## Information supplied
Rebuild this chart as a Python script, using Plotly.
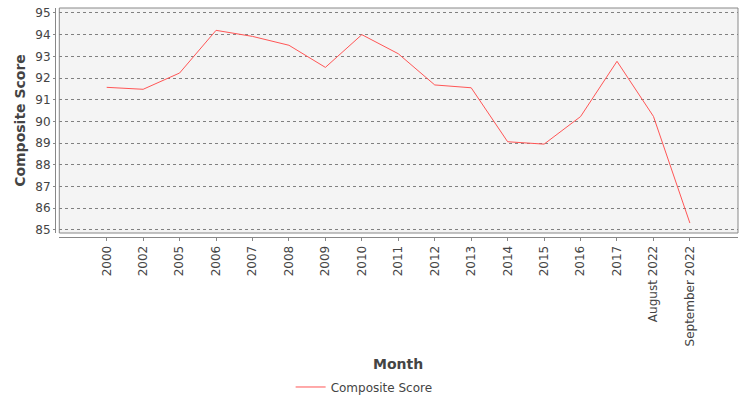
import plotly.graph_objects as go

months = ['2000', '2002', '2005', '2006', '2007', '2008', '2009', '2010', '2011',
          '2012', '2013', '2014', '2015', '2016', '2017', 'August 2022', 'September 2022']
composite_score = [91.57, 91.48, 92.23, 94.2, 93.92, 93.51, 92.49, 94.0, 93.12,
                   91.68, 91.55, 89.06, 88.95, 90.22, 92.77, 90.23, 85.31]

font = 'DejaVu Sans'

fig = go.Figure()
fig.add_trace(go.Scatter(
    x=months,
    y=composite_score,
    mode='lines',
    line=dict(color='#ff5555', width=1),
    name='Composite Score',
    showlegend=True,
))

fig.update_layout(
    width=750,
    height=400,
    margin=dict(l=55, r=12, t=8, b=163, autoexpand=False),
    paper_bgcolor='white',
    plot_bgcolor='#f4f4f4',
    font=dict(family=font, size=12, color='#444444'),
    showlegend=True,
    legend=dict(
        orientation='h',
        x=0.345, xanchor='left',
        y=-0.655, yanchor='middle',
        font=dict(size=12, color='#444444'),
        itemwidth=30,
    ),
    xaxis=dict(
        type='category',
        range=[-1.3, 17.32],
        domain=[4.3 / 683, 1],
        tickangle=-90,
        tickfont=dict(size=12, color='#444444'),
        ticks='outside', ticklen=3, tickcolor='#888888',
        showline=True, linecolor='#888888', linewidth=1,
        showgrid=False, zeroline=False,
        anchor='free', position=0,
        automargin=False,
    ),
    yaxis=dict(
        range=[84.85, 95.23],
        domain=[4 / 229, 1],
        tickvals=[85, 86, 87, 88, 89, 90, 91, 92, 93, 94, 95],
        tickfont=dict(size=12, color='#444444'),
        ticks='outside', ticklen=2, tickcolor='#888888',
        showline=True, linecolor='#888888', linewidth=1,
        showgrid=True, gridcolor='#808080', griddash='dot', gridwidth=1,
        zeroline=False,
        anchor='free', position=0,
        automargin=False,
        title=dict(text='<b>Composite Score</b>', font=dict(size=14, color='#444444'), standoff=5),
    ),
)

# plot frame
fig.add_shape(type='rect', xref='x domain', yref='y domain', x0=0, x1=1, y0=0, y1=1,
              line=dict(color='#888888', width=1), fillcolor='rgba(0,0,0,0)')

fig.add_annotation(text='<b>Month</b>', xref='paper', yref='paper',
                   x=(398 - 55) / 683, y=-(364 - 237) / 229,
                   xanchor='center', yanchor='middle', showarrow=False,
                   font=dict(size=14, color='#444444'))

# page body has a default 8px margin; remove it so the figure sits at the window corner
fig.write_html('out.html', config={'displayModeBar': False},
               post_script="document.body.style.margin='0';")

## Directive
From the first line above to the line containing "font = 'DejaVu Sans'", repeat each line exactly. Pictures stay out.

## Worked solution
Rebuild this chart as a Python script, using Plotly.
import plotly.graph_objects as go

months = ['2000', '2002', '2005', '2006', '2007', '2008', '2009', '2010', '2011',
          '2012', '2013', '2014', '2015', '2016', '2017', 'August 2022', 'September 2022']
composite_score = [91.57, 91.48, 92.23, 94.2, 93.92, 93.51, 92.49, 94.0, 93.12,
                   91.68, 91.55, 89.06, 88.95, 90.22, 92.77, 90.23, 85.31]

font = 'DejaVu Sans'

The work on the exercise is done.